Thursday, 25 February 2010

Abusing mailman on Windows

Previous post: Mailman-style mailing list archives

I finished my hack of Mailman for mailing list archive generation a few weeks back. Besides monkey-patching replacement or stub versions of Linux-specific functionality which either does not exist on Windows, or works differently, the main problem was line endings. The marshalled state that Mailman keeps was persisted in a fashion that tended towards line-ending related corruption on Windows. Also the general reading of the underlying mbox archive in a non-Windows compatible way typically resulted in corrupt posts in the generated archive.

Mailman in the way I was using it didn't generate a proper "by thread" view. This was because of an eight year old bug, whose patch hadn't been applied and had rather been marked as discarded. I fumbled around in Mailman's bug tracker and created a new bug, which promptly got closed with the old one being reopened and its patch then being applied. Threading now worked, excellent.

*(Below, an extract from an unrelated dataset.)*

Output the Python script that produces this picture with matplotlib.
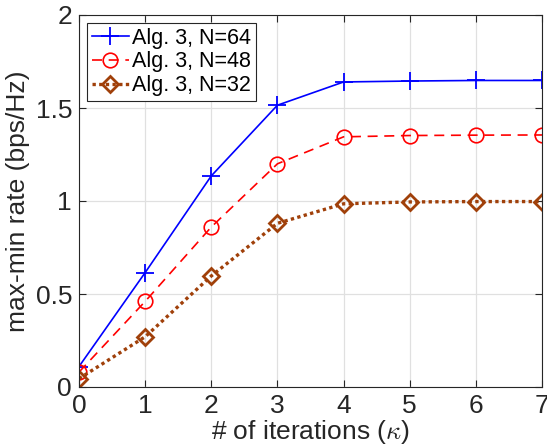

The other problems I encountered were not the fault of Mailman, but rather an extended scope for the project. My original mbox archive which I had generated from web pages only covered 80% of the life of the mailing list. Someone else had the remainder in their gmail account, and offered to extract it for me. However they generated the mbox archive they provided me with, the emails were out of order which was not something Mailman liked. Between that, writing scripts to merge the two mbox archives, correcting the dates on the emails and stripping extraneous headers..

And finally.. a merged and generated browseable Mailman mailing list archive.